* [SHORT TASK] From the first line of the listing below, retype each line up to and including the one with "(0,0) rectangle (415,352);"; pictures stay out.
※
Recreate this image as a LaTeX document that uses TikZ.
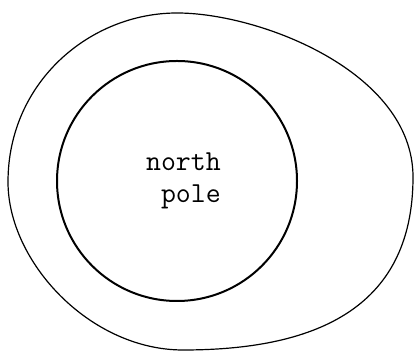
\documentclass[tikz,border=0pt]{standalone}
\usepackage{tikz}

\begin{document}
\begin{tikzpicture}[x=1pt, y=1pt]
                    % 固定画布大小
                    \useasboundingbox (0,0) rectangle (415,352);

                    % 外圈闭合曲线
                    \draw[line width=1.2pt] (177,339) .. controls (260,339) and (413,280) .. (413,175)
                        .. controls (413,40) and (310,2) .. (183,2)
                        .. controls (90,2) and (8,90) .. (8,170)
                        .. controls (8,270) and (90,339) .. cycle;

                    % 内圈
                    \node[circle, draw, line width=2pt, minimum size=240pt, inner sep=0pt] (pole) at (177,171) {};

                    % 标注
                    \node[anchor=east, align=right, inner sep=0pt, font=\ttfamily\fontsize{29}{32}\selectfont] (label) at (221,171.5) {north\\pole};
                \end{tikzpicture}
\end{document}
※
* [THE ANSWER]
Recreate this image as a LaTeX document that uses TikZ.
\documentclass[tikz,border=0pt]{standalone}
\usepackage{tikz}

\begin{document}
\begin{tikzpicture}[x=1pt, y=1pt]
                    % 固定画布大小
                    \useasboundingbox (0,0) rectangle (415,352);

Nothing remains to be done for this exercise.